• Exercise details:
Write out exactly, please, every line from the beginning of the entries to the line holding "2.6, 2.8, 3.0];", and no pictures.

• Dataset entries:
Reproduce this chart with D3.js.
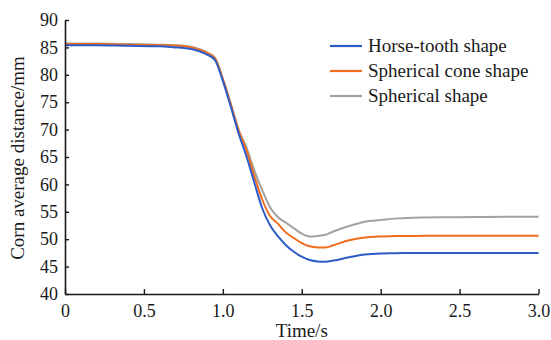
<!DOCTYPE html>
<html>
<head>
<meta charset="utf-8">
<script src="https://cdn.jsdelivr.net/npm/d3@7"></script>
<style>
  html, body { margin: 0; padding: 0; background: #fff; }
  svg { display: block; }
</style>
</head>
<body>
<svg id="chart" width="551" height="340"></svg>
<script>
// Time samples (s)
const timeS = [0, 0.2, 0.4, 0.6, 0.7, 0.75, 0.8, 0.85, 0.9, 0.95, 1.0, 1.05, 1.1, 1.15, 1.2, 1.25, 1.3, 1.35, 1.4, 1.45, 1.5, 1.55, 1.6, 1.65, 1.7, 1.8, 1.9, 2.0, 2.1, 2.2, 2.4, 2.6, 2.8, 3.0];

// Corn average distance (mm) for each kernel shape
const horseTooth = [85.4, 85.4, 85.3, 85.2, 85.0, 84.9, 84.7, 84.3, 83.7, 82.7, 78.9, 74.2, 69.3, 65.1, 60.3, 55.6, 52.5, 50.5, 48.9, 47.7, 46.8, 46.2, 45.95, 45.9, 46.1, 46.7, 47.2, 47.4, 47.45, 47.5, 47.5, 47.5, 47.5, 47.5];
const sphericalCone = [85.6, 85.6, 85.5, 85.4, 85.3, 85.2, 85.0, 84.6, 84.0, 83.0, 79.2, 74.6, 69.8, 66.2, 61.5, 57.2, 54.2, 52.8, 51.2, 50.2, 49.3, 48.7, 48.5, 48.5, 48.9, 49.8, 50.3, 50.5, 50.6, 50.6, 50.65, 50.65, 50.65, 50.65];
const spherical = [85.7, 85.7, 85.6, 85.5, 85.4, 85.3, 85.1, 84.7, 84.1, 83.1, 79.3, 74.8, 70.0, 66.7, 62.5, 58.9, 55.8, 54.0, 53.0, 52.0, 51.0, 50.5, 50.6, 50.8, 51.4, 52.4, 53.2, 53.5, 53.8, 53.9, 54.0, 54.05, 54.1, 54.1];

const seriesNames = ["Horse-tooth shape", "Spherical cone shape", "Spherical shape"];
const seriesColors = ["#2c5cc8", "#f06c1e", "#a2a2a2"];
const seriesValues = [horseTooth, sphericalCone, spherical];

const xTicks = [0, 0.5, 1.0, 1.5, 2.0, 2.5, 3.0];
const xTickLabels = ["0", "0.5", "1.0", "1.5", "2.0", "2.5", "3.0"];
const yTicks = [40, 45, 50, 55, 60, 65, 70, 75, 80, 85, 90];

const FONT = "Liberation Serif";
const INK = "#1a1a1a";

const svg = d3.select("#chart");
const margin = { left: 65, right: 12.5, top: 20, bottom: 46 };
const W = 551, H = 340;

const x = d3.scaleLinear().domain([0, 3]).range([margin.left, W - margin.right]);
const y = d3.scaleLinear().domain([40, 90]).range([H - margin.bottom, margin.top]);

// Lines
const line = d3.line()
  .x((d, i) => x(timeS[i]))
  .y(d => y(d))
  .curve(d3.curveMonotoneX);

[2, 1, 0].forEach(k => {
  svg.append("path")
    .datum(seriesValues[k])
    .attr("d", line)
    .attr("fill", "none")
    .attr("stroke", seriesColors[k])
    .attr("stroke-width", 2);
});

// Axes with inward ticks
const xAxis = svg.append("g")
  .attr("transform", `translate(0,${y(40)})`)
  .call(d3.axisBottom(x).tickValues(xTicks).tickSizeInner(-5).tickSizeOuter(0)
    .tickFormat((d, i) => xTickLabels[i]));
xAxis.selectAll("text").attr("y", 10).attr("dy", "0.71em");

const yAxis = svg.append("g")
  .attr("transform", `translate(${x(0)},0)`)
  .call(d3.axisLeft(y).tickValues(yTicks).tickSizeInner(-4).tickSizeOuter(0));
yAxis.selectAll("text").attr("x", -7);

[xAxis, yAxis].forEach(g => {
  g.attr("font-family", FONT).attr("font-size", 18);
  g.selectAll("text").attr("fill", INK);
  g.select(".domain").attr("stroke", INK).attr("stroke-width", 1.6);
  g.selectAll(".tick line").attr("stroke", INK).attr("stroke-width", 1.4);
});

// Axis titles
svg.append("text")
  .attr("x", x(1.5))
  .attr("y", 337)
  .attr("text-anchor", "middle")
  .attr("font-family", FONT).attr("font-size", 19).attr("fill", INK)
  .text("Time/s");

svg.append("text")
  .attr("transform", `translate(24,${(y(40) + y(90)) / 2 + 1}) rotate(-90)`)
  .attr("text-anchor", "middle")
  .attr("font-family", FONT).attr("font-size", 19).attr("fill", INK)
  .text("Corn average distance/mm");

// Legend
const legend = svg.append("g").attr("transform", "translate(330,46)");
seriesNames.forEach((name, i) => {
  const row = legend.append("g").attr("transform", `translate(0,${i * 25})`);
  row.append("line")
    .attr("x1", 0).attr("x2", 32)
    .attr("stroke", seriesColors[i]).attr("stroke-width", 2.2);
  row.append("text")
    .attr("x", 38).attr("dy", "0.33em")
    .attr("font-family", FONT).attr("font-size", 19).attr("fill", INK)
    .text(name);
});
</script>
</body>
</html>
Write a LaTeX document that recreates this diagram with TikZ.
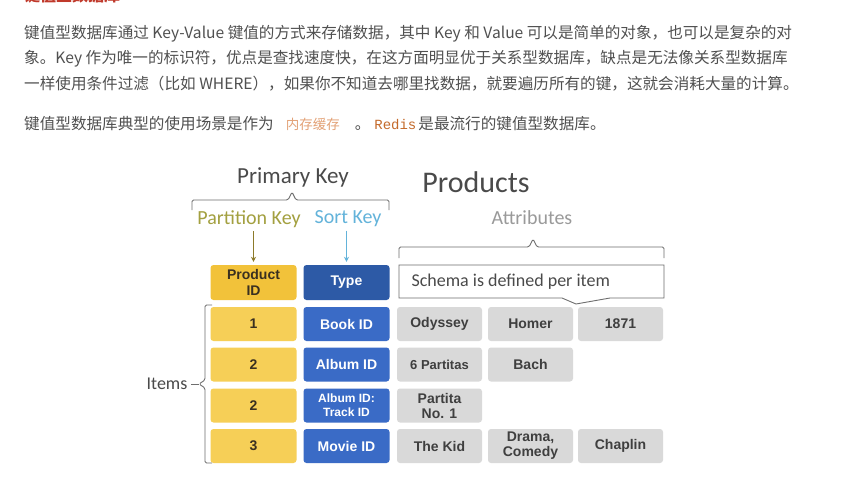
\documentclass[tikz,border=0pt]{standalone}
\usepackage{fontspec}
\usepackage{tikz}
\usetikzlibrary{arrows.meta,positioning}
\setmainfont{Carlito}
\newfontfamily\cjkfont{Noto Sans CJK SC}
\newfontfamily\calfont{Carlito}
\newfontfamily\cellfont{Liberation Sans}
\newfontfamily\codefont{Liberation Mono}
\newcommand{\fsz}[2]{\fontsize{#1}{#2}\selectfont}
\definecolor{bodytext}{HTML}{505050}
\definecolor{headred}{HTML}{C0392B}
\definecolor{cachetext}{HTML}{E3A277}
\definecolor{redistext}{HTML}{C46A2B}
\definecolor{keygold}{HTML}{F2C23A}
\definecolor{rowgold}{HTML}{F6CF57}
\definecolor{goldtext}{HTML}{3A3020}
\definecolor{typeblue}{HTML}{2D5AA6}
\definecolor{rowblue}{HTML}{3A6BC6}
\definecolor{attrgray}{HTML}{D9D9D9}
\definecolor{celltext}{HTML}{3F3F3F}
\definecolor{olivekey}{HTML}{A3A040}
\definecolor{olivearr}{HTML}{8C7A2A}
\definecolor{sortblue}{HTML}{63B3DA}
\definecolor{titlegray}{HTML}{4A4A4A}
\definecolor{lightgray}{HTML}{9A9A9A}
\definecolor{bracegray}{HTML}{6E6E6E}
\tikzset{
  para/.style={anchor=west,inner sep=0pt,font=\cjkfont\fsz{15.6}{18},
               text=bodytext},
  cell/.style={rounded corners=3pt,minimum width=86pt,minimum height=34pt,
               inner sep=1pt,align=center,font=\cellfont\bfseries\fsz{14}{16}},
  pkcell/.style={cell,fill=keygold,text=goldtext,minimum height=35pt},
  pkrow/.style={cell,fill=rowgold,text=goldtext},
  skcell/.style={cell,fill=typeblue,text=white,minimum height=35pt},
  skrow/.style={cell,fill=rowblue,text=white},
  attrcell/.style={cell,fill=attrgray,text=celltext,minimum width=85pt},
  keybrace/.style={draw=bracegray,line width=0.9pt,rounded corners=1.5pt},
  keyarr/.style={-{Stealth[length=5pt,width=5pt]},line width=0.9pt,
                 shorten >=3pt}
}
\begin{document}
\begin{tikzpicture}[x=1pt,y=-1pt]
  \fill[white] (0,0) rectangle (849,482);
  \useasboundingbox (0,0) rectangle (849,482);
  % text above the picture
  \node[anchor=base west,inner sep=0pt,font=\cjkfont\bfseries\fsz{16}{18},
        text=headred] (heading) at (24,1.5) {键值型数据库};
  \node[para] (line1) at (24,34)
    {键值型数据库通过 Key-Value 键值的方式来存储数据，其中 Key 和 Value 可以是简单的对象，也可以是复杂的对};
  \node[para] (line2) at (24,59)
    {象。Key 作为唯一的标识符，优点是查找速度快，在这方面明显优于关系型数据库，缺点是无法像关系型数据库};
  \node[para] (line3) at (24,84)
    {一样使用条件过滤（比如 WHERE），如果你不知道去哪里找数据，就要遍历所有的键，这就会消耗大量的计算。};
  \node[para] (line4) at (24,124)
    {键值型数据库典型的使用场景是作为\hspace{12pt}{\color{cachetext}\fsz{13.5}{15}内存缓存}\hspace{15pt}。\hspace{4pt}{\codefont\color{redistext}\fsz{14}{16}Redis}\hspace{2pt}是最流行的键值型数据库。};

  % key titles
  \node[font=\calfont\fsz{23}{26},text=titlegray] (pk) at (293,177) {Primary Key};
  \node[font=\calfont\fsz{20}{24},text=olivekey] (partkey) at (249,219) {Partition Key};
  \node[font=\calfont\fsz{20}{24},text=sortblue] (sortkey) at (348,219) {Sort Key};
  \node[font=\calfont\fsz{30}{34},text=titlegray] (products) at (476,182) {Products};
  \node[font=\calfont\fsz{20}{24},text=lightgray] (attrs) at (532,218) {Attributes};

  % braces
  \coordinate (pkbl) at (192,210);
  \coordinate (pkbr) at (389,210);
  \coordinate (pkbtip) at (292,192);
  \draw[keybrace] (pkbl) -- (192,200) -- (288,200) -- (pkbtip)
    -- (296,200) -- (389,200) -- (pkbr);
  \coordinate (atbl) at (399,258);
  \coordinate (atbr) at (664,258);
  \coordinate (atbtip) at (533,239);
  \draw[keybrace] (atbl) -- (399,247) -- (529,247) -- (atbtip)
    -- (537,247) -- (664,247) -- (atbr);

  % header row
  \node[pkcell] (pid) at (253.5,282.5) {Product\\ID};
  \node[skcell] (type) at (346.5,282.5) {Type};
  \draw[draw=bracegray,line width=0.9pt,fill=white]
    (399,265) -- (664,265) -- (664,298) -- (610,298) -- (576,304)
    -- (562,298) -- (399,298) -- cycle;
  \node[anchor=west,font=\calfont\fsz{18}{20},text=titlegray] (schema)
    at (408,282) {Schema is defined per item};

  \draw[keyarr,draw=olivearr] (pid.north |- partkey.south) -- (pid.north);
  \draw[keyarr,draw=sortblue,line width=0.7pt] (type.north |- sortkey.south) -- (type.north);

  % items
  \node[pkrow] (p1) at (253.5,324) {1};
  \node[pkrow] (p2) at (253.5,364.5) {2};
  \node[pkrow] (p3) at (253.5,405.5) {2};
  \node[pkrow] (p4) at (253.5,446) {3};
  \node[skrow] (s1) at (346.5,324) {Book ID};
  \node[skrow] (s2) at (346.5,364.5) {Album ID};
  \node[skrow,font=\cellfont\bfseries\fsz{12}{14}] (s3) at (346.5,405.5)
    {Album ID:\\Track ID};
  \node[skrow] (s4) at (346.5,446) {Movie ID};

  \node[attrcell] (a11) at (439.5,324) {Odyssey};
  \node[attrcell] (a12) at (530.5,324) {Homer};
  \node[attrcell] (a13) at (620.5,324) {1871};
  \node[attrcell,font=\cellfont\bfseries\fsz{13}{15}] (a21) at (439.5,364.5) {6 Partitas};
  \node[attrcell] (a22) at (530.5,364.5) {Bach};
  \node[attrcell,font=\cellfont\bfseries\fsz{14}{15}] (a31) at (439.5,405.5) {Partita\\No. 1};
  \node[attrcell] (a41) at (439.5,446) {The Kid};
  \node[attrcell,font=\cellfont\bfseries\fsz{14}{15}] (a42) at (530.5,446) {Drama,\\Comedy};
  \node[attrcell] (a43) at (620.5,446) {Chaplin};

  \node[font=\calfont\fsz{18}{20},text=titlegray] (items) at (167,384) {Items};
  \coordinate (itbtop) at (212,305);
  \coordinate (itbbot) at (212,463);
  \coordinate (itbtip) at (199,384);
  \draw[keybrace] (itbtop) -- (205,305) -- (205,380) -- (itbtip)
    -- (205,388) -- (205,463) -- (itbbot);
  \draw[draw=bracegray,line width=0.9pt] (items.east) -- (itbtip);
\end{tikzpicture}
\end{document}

• Answer to this exercise:
Reproduce this chart with D3.js.
<!DOCTYPE html>
<html>
<head>
<meta charset="utf-8">
<script src="https://cdn.jsdelivr.net/npm/d3@7"></script>
<style>
  html, body { margin: 0; padding: 0; background: #fff; }
  svg { display: block; }
</style>
</head>
<body>
<svg id="chart" width="551" height="340"></svg>
<script>
// Time samples (s)
const timeS = [0, 0.2, 0.4, 0.6, 0.7, 0.75, 0.8, 0.85, 0.9, 0.95, 1.0, 1.05, 1.1, 1.15, 1.2, 1.25, 1.3, 1.35, 1.4, 1.45, 1.5, 1.55, 1.6, 1.65, 1.7, 1.8, 1.9, 2.0, 2.1, 2.2, 2.4, 2.6, 2.8, 3.0];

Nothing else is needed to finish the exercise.